James Lawton: In Owen Farrell England may have found a new messiah, but beware painful hangover of hubris
The way Owen Farrell ran and passed the ball gave the team a new dimension
There is always a need, even a duty perhaps, to wait and see with England. They are, we have to remember, historically susceptible to a bad case of hubris.
It can hit them as hard as some flanker half-crazed by the smell of their blood, and anyone who forgets this need only go back to the Auckland jetty a little more than a year ago when Manu Tuilagi dived off a ferryboat to crown one of the most dire misadventures in the history of English sport.
That may seem rather a long time ago in the bright light of the rehabilitation worked by head coach Stuart Lancaster but it is still a little early to put all caution aside. Scotland may have been stirred to put down the "arrogance and pretentiousness" of their Twickenham hosts, but they have lacked the means for some time, and if England touched the magisterial so recently in the defeat of the world champions we still don't know for sure how much of that had to do with battle-fatigue and illness in the All Black ranks.
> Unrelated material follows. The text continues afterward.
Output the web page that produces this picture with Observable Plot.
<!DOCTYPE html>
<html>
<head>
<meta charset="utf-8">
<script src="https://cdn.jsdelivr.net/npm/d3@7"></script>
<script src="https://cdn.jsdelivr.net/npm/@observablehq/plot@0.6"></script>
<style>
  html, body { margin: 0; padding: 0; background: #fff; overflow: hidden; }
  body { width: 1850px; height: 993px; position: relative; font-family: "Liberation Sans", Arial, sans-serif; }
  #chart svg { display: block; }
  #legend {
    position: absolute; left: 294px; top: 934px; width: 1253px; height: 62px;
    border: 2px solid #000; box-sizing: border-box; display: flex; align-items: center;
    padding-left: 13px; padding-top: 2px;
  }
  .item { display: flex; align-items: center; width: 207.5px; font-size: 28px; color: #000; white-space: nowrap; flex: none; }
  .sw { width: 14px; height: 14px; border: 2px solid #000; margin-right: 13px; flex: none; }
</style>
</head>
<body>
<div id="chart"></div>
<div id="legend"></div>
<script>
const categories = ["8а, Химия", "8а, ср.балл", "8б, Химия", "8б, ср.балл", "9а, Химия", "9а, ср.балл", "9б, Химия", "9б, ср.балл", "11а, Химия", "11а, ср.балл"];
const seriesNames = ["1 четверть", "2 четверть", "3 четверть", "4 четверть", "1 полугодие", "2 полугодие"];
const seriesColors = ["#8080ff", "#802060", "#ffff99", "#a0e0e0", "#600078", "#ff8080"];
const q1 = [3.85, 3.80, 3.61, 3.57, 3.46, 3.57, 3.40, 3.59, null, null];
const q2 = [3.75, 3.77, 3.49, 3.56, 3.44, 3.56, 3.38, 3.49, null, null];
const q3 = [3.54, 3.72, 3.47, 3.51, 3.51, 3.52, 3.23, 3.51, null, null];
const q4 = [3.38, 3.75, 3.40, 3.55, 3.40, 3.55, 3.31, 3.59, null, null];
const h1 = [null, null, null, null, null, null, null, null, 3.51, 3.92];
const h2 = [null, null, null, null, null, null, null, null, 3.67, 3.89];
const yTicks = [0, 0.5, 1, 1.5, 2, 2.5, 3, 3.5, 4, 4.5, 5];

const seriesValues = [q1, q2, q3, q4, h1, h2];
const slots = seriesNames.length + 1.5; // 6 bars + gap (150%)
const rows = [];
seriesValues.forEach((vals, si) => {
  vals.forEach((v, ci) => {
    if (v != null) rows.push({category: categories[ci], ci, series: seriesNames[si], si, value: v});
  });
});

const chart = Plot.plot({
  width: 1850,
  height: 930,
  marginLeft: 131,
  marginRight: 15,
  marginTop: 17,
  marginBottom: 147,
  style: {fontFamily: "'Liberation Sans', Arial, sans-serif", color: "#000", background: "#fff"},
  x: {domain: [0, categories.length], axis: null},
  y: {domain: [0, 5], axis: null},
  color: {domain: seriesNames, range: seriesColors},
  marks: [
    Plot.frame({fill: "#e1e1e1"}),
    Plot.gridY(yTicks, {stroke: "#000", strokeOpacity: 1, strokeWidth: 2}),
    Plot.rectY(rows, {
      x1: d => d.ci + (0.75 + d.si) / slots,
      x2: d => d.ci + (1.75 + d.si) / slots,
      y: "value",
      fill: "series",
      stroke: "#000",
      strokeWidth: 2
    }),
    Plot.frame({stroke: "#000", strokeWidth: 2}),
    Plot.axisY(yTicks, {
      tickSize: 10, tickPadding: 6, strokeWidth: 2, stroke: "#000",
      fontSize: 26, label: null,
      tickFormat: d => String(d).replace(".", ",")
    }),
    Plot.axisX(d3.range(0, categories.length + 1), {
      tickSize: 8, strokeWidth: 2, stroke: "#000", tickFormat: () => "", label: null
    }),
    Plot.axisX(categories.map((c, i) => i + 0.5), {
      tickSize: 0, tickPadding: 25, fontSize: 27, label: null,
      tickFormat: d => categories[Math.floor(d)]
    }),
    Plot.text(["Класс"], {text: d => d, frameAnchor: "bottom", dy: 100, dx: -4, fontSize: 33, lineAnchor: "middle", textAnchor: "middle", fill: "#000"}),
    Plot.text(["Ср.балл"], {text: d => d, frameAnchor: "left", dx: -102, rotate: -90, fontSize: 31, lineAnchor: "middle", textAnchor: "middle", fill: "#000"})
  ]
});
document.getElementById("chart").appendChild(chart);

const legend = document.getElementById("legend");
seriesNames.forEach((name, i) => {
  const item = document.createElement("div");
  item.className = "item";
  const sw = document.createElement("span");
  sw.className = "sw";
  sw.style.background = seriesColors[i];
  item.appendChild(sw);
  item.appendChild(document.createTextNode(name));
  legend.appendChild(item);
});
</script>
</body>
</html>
However, this last weekend we had reason to celebrate something which carries us to the heart and glory of big-time sport. It was the certainty that a big player had truly arrived. How big? The biggest, the suspicion must be, since Jonny Wilkinson claimed for himself the best hopes of his nation's rugby.
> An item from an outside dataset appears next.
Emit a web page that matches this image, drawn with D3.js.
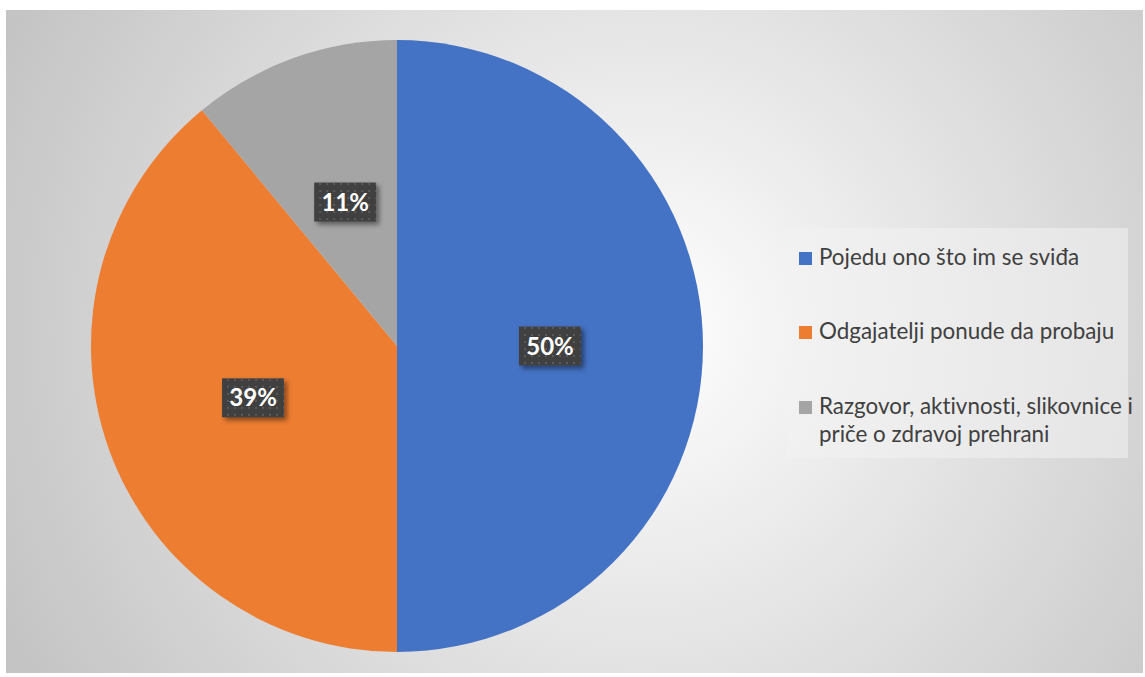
<!DOCTYPE html>
<html>
<head>
<meta charset="utf-8">
<script src="https://cdn.jsdelivr.net/npm/d3@7"></script>
<style>
  body { margin: 0; background: #ffffff; }
  svg { display: block; }
  text { font-variant-ligatures: none; font-feature-settings: "liga" 0; }
</style>
</head>
<body>
<svg id="chart" width="1145" height="677"></svg>
<script>
// data
const categories = ["Pojedu ono što im se sviđa", "Odgajatelji ponude da probaju", "Razgovor, aktivnosti, slikovnice i priče o zdravoj prehrani"];
const values = [50, 39, 11];
const labels = ["50%", "39%", "11%"];
const legendLines = [["Pojedu ono što im se sviđa"], ["Odgajatelji ponude da probaju"], ["Razgovor, aktivnosti, slikovnice i", "priče o zdravoj prehrani"]];
const colors = ["#4472C4", "#ED7D31", "#A5A5A5"];

const svg = d3.select("#chart");
const defs = svg.append("defs");

// background gradient
let grad = defs.append("radialGradient")
    .attr("id", "bg")
    .attr("gradientUnits", "userSpaceOnUse")
    .attr("cx", 640).attr("cy", 330).attr("r", 700);
grad.append("stop").attr("offset", "0%").attr("stop-color", "#ffffff");
grad.append("stop").attr("offset", "100%").attr("stop-color", "#c4c4c4");

// dotted label texture
let pat = defs.append("pattern")
    .attr("id", "dots")
    .attr("patternUnits", "userSpaceOnUse")
    .attr("width", 7).attr("height", 7);
pat.append("rect").attr("width", 7).attr("height", 7).attr("fill", "#404040");
pat.append("rect").attr("x", 2).attr("y", 2).attr("width", 2).attr("height", 2).attr("fill", "#5a5a5a");

let filt = defs.append("filter").attr("id", "shadow")
    .attr("x", "-30%").attr("y", "-30%").attr("width", "170%").attr("height", "170%");
filt.append("feDropShadow")
    .attr("dx", 3).attr("dy", 3).attr("stdDeviation", 2.5)
    .attr("flood-color", "#000").attr("flood-opacity", 0.45);

svg.append("rect")
    .attr("x", 6).attr("y", 10)
    .attr("width", 1137).attr("height", 663)
    .attr("fill", "url(#bg)");

// pie
const cx = 397, cy = 346, radius = 306;
const g = svg.append("g").attr("transform", `translate(${cx},${cy})`);

const pie = d3.pie().sort(null).value(d => d);
const arcs = pie(values);
const arc = d3.arc().innerRadius(0).outerRadius(radius);
const labelArc = d3.arc().innerRadius(radius * 0.5).outerRadius(radius * 0.5);

g.selectAll("path.slice")
    .data(arcs)
    .enter()
    .append("path")
    .attr("class", "slice")
    .attr("d", arc)
    .attr("fill", (d, i) => colors[i]);

// data labels
const boxW = 62, boxH = 39;
let lbl = g.selectAll("g.lbl")
    .data(arcs)
    .enter()
    .append("g")
    .attr("class", "lbl")
    .attr("transform", d => {
        let c = labelArc.centroid(d);
        return "translate(" + c[0] + "," + c[1] + ")";
    });

lbl.append("rect")
    .attr("x", -boxW / 2).attr("y", -boxH / 2)
    .attr("width", boxW).attr("height", boxH)
    .attr("fill", "url(#dots)")
    .attr("filter", "url(#shadow)");

lbl.append("text")
    .attr("text-anchor", "middle")
    .attr("dy", "0.36em")
    .attr("font-family", "Lato, 'Open Sans', sans-serif")
    .attr("font-weight", "bold")
    .attr("font-size", "24px")
    .attr("fill", "#ffffff")
    .text((d, i) => labels[i]);

// legend
const legend = svg.append("g");
legend.append("rect")
    .attr("x", 787).attr("y", 228)
    .attr("width", 341).attr("height", 230)
    .attr("fill", "#f2f2f2")
    .attr("fill-opacity", 0.55);

const itemY = [265, 339, 414];
let item = legend.selectAll("g.item")
    .data(categories)
    .enter()
    .append("g")
    .attr("class", "item");

item.append("rect")
    .attr("x", 799)
    .attr("y", (d, i) => itemY[i] - 13)
    .attr("width", 13).attr("height", 13)
    .attr("fill", (d, i) => colors[i]);

item.append("text")
    .attr("x", 819)
    .attr("y", (d, i) => itemY[i])
    .attr("font-family", "Lato, 'Open Sans', sans-serif")
    .attr("font-size", "22.4px")
    .attr("fill", "#404040")
    .selectAll("tspan")
    .data((d, i) => legendLines[i])
    .enter()
    .append("tspan")
    .attr("x", 819)
    .attr("dy", (d, j) => j === 0 ? 0 : 28)
    .text(d => d);
</script>
</body>
</html>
There is an additional bonus. The new messiah is not the second Wilko but the first Owen Farrell and if it is still too early for an unequivocal verdict neither it is too soon to identity the new boy's greatest strength.
It is not the brilliance of his kicking, which already is hitting the relentless standards of his great predecessor, but clearly the mind of a young man who understands his requirement to manage a game.
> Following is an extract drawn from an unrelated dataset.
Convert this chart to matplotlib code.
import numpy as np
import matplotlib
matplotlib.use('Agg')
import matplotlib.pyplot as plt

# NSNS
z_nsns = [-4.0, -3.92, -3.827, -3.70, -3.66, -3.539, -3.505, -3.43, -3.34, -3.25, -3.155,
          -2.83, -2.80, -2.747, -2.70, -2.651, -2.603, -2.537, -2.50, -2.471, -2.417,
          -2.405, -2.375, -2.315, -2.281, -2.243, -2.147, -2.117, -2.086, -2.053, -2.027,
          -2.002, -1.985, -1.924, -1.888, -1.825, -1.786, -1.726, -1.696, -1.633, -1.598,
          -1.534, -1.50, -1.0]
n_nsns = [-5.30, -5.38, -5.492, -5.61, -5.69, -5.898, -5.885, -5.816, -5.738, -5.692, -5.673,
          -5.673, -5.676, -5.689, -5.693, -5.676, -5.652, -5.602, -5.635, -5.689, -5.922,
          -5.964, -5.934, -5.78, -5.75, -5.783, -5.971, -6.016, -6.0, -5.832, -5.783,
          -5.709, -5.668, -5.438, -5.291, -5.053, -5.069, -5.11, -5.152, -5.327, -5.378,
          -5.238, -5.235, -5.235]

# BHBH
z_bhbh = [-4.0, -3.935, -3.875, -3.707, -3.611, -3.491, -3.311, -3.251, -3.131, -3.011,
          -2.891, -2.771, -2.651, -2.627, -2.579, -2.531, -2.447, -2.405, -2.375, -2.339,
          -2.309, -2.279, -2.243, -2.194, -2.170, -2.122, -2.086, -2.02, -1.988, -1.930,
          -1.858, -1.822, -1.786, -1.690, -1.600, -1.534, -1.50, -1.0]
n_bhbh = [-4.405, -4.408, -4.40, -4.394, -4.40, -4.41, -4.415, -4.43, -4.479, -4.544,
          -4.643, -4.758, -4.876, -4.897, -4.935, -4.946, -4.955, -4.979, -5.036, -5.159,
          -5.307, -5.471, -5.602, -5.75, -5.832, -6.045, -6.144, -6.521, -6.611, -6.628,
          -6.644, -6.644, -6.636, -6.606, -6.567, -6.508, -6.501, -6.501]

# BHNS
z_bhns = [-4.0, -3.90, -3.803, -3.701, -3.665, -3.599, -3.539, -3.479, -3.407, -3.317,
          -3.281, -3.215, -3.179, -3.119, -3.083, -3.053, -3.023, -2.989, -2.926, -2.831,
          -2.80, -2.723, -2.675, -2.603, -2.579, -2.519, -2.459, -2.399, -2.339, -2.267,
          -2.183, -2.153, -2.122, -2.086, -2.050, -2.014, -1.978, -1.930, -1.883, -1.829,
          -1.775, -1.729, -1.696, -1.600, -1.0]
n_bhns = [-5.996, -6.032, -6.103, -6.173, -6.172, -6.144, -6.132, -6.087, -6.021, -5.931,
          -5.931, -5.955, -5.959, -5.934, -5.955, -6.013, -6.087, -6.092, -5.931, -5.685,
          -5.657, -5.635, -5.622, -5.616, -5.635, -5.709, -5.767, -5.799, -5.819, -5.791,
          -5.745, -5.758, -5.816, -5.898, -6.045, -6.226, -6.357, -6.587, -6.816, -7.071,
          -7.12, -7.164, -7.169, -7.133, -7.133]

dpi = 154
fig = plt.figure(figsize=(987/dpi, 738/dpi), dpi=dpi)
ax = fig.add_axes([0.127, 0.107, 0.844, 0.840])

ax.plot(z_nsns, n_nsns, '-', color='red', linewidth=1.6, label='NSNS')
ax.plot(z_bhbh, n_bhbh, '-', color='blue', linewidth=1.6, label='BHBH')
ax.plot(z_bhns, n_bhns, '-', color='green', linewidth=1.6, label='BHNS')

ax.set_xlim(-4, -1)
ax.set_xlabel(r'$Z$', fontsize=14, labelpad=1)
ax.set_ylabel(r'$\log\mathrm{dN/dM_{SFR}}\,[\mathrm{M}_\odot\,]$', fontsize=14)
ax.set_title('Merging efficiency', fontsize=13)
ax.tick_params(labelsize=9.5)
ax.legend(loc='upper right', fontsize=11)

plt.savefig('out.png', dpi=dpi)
There were deservedly warm notices for Ben Youngs, who is beginning to remind us of the excitement he created when he first emerged, most notably from beneath the shadow of his own posts, to send away Chris Ashton for a try which shattered Australia, and the thrilling debutant centre from Gloucester, Billy Twelvetrees, who brought much honour to a name which would, surely, have been carried proudly by an Apache warrior.
The fluency and increasing bite of Twelvetrees will surely provoke in Lancaster consideration of a re-cast three-quarter line, with Twelvetrees maybe supplanting the extremely worthy Brad Barritt as a potentially more dynamic partner for a returning Tuilagi.
This certainly is a new luxury for a coach who not so recently was required to field three-quarters who might have come straight from some paint-by-numbers evening class. Youngs and Twelvetrees were bursting with initiative and confidence. But then Farrell landed the man-of-the-match award, surely, by a mile.
You see the resolution in everything he does and then when he is interrogated the impression is compounded.
Solemnly, he tells of his obligation to reward the hard work which wins penalties and tries with the most accurate kicking. But it was the way he ran and passed the ball which gave England a new and assured dimension.
His beautifully controlled, try-creating long pass to Geoff Parling was the show-stopper but by then his team-mates had become accustomed to the precision, and the acuity, of his work. His passing and movement carried a sustained intelligence and when he spoke a blessed simplicity of purpose was revealed.
This, of course, wasn't always the case when Wilkinson explained himself. If his place-kicking was metronomic and his defence something that often reminded you of a tank-trap, his theorising on the creative demands of his position was not always the last word in lucidity.
This was never more so than a couple of weeks before he enshrined himself in history with his World Cup-winning drop goal on that rain-smeared night in Sydney. His introspection was intense, if not befuddling, before the quarter-final with Wales in Brisbane and the performance he produced in that match was so lacking in clarity that head coach Clive Woodward sent on Mike Catt to inject a little more coherence.
This is not to demean the achievements of Wilkinson –or suggest for a moment that his successor is destined to supplant his place in the regard of the nation. However, it is to say that Farrell certainly has that potential.
He has outstripped, for some considerable time, surely, the old challenge of Toby Flood and the audacious promise of young Freddie Burns. He has given England the promise of new depth, new, natural-born rugby nous. Next weekend Dublin will tell us more, a lot more, but then where better for a man called Farrell to confirm that he has made his home at the highest level of his game?